The second roll determines the particular troupe encountered with their corresponding underlings as well as determining their grail, this is essentially the macguffin that they happen to be carrying at that time for the patron generated earlier, whether they are delivering it to that patron, taking it from that patron to a third party, destroying it, or doing something else entirely is up to the GM.
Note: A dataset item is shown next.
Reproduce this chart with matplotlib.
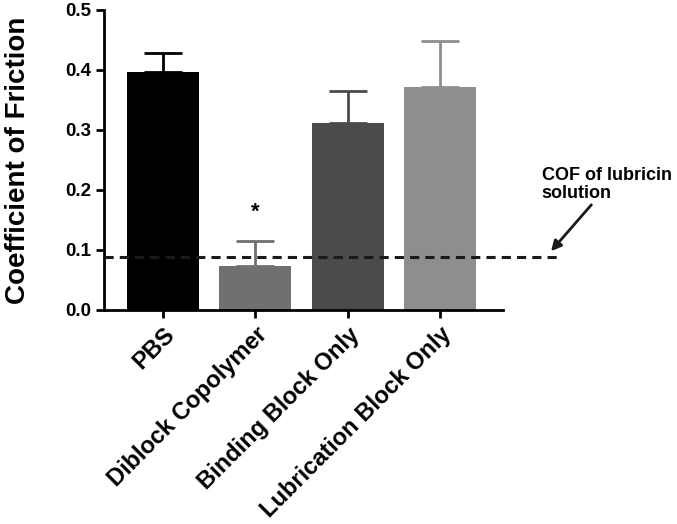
import numpy as np
import matplotlib
matplotlib.use("Agg")
import matplotlib.pyplot as plt

plt.rcParams['font.family'] = ['Liberation Sans', 'DejaVu Sans']
plt.rcParams['font.weight'] = 'bold'

groups = ["PBS", "Diblock Copolymer", "Binding Block Only", "Lubrication Block Only"]
cof_mean = [0.397, 0.074, 0.311, 0.371]
cof_err = [0.031, 0.041, 0.054, 0.078]
bar_colors = ["#000000", "#707070", "#4b4b4b", "#8e8e8e"]
lubricin_cof = 0.088
yticks = [0.0, 0.1, 0.2, 0.3, 0.4, 0.5]

fig = plt.figure(figsize=(6.77, 5.24), dpi=100)
ax = fig.add_axes([104/677, 1 - 310/524, (503-104)/677, 300/524])

x = np.arange(len(groups))
ax.bar(x, cof_mean, width=0.78, color=bar_colors, zorder=2)
for xi, m, e, c in zip(x, cof_mean, cof_err, bar_colors):
    ax.errorbar(xi, m, yerr=[[0], [e]], fmt='none', ecolor=c, elinewidth=2,
                capsize=13.5, capthick=2, zorder=1)

# lubricin reference line, runs past the axis end
ax.plot([-0.64, 4.26], [lubricin_cof, lubricin_cof], ls=(0, (3, 2)), color='#1a1a1a',
        lw=2.2, clip_on=False, zorder=3)

ax.text(1, 0.146, "*", ha='center', va='bottom', fontsize=16, fontweight='bold')
ax.annotate("COF of lubricin\nsolution", xy=(4.2, 0.098), xytext=(4.1, 0.18),
            fontsize=13, fontweight='bold', ha='left', va='bottom', linespacing=1.05,
            annotation_clip=False,
            arrowprops=dict(arrowstyle='-|>', color='#1a1a1a', lw=2, mutation_scale=15,
                            shrinkA=0, shrinkB=0, relpos=(0.4, 0)))

ax.set_xlim(-0.64, 3.68)
ax.set_ylim(0, 0.5)
ax.set_yticks(yticks)
ax.set_yticklabels([f"{t:.1f}" for t in yticks], fontsize=13.5, fontweight='bold')
ax.set_xticks(x)
ax.set_xticklabels(groups, rotation=45, ha='right', rotation_mode='anchor',
                   fontsize=17, fontweight='bold')
ax.set_ylabel("Coefficient of Friction", fontsize=20, fontweight='bold', labelpad=24)

for s in ['top', 'right']:
    ax.spines[s].set_visible(False)
for s in ['left', 'bottom']:
    ax.spines[s].set_linewidth(2)
ax.tick_params(width=2, length=6)

fig.savefig("out.png", dpi=100)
There is also an assumed relationship between the troupes: each troupe is assumed to be pursuing the numerically subsequent troupe and, in turn, being pursued by the preceding troupe, all pursuit being with hostile intent (troupe 6, the Strangelings are assumed to be pursuing troupe 1, the Feckless Knaves, creating a vicious circle). Notably, it is possible for multiple troupes to be in opposition and to be working for the same patron, this is merely indicative of the fey and contradictory nature of the powers at large in the Hither-Fells.

Additionally, the second roll determines the level of each individual hooligan within the troupe as per the formula on the table; Leaders are assumed to be 6th level and the lowest ranked member of the troupe is assumed to be 1st level, this can be easily scaled to oppose PC parties if necessary.

Finally, the first roll generates an inter-factional set of relationships that could potentially be exploited for dramatic purposes, while not providing any mechanical effect, the fluff is crunch rule applies.

All of the automatically-generated dials on this array can, of course, be individually generated or determined arbitrarily. It is only my own obsessive desire for elegance and simplicity that makes me do it this way.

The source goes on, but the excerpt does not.